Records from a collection
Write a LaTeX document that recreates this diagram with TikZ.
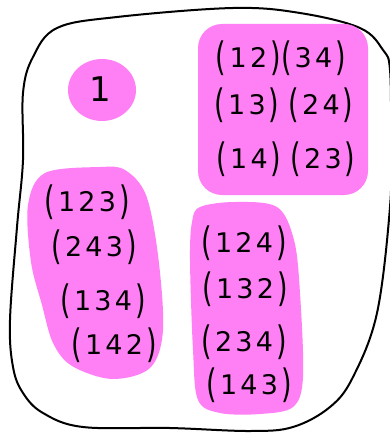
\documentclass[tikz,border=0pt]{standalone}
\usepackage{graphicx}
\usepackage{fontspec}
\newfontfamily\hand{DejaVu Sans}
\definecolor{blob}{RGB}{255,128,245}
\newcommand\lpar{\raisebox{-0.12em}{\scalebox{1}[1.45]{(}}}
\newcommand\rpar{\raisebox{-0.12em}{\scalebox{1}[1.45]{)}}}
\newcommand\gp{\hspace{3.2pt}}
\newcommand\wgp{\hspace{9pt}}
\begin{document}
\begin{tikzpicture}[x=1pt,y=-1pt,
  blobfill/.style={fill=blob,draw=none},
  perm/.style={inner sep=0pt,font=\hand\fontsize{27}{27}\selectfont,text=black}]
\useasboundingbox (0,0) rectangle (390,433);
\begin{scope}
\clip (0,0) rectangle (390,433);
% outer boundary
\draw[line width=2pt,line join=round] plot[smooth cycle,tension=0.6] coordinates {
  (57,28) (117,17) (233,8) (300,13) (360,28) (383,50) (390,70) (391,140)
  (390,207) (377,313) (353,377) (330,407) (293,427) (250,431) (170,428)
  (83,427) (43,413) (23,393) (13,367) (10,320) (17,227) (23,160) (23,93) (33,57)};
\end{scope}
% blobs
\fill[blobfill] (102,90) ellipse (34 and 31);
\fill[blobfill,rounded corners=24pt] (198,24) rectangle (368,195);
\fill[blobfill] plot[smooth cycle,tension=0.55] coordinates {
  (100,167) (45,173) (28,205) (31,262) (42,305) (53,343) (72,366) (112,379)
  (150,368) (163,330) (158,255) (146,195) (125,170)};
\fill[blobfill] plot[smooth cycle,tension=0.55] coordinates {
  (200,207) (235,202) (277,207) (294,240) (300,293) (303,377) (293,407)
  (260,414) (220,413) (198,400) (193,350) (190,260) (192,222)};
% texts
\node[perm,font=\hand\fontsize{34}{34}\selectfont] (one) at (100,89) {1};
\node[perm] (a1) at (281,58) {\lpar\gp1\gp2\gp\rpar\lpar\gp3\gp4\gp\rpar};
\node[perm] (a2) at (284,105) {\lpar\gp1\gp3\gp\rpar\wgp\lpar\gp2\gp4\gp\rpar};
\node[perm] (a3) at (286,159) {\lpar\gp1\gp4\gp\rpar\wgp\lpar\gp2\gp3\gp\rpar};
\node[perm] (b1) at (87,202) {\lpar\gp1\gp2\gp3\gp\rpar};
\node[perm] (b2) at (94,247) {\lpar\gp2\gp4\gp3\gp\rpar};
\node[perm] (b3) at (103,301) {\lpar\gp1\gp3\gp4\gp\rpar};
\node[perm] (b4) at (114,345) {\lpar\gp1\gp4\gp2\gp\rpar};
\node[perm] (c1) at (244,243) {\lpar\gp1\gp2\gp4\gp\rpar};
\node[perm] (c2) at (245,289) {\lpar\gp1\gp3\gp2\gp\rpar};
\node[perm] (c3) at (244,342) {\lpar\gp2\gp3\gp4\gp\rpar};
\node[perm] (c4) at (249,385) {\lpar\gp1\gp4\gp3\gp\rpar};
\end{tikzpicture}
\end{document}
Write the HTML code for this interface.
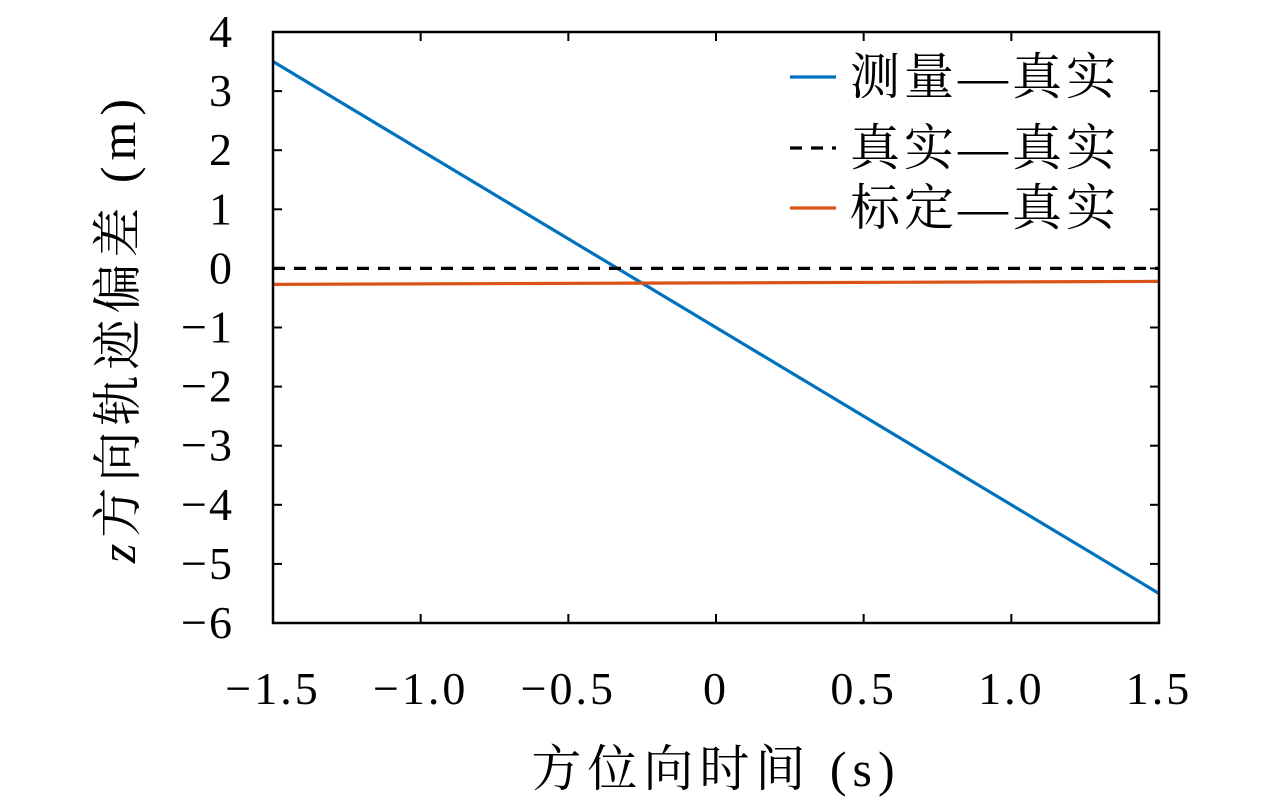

#### [Task requirements]
Repeat each entry above word for word, leaving every picture out.

#### [Exercise response]
Write a LaTeX document that recreates this diagram with TikZ.
\documentclass[tikz,border=0pt]{standalone}
\usepackage{graphicx}
\usepackage{fontspec}
\newfontfamily\hand{DejaVu Sans}
\definecolor{blob}{RGB}{255,128,245}
\newcommand\lpar{\raisebox{-0.12em}{\scalebox{1}[1.45]{(}}}
\newcommand\rpar{\raisebox{-0.12em}{\scalebox{1}[1.45]{)}}}
\newcommand\gp{\hspace{3.2pt}}
\newcommand\wgp{\hspace{9pt}}
\begin{document}
\begin{tikzpicture}[x=1pt,y=-1pt,
  blobfill/.style={fill=blob,draw=none},
  perm/.style={inner sep=0pt,font=\hand\fontsize{27}{27}\selectfont,text=black}]
\useasboundingbox (0,0) rectangle (390,433);
\begin{scope}
\clip (0,0) rectangle (390,433);
% outer boundary
\draw[line width=2pt,line join=round] plot[smooth cycle,tension=0.6] coordinates {
  (57,28) (117,17) (233,8) (300,13) (360,28) (383,50) (390,70) (391,140)
  (390,207) (377,313) (353,377) (330,407) (293,427) (250,431) (170,428)
  (83,427) (43,413) (23,393) (13,367) (10,320) (17,227) (23,160) (23,93) (33,57)};
\end{scope}
% blobs
\fill[blobfill] (102,90) ellipse (34 and 31);
\fill[blobfill,rounded corners=24pt] (198,24) rectangle (368,195);
\fill[blobfill] plot[smooth cycle,tension=0.55] coordinates {
  (100,167) (45,173) (28,205) (31,262) (42,305) (53,343) (72,366) (112,379)
  (150,368) (163,330) (158,255) (146,195) (125,170)};
\fill[blobfill] plot[smooth cycle,tension=0.55] coordinates {
  (200,207) (235,202) (277,207) (294,240) (300,293) (303,377) (293,407)
  (260,414) (220,413) (198,400) (193,350) (190,260) (192,222)};
% texts
\node[perm,font=\hand\fontsize{34}{34}\selectfont] (one) at (100,89) {1};
\node[perm] (a1) at (281,58) {\lpar\gp1\gp2\gp\rpar\lpar\gp3\gp4\gp\rpar};
\node[perm] (a2) at (284,105) {\lpar\gp1\gp3\gp\rpar\wgp\lpar\gp2\gp4\gp\rpar};
\node[perm] (a3) at (286,159) {\lpar\gp1\gp4\gp\rpar\wgp\lpar\gp2\gp3\gp\rpar};
\node[perm] (b1) at (87,202) {\lpar\gp1\gp2\gp3\gp\rpar};
\node[perm] (b2) at (94,247) {\lpar\gp2\gp4\gp3\gp\rpar};
\node[perm] (b3) at (103,301) {\lpar\gp1\gp3\gp4\gp\rpar};
\node[perm] (b4) at (114,345) {\lpar\gp1\gp4\gp2\gp\rpar};
\node[perm] (c1) at (244,243) {\lpar\gp1\gp2\gp4\gp\rpar};
\node[perm] (c2) at (245,289) {\lpar\gp1\gp3\gp2\gp\rpar};
\node[perm] (c3) at (244,342) {\lpar\gp2\gp3\gp4\gp\rpar};
\node[perm] (c4) at (249,385) {\lpar\gp1\gp4\gp3\gp\rpar};
\end{tikzpicture}
\end{document}
Write the HTML code for this interface.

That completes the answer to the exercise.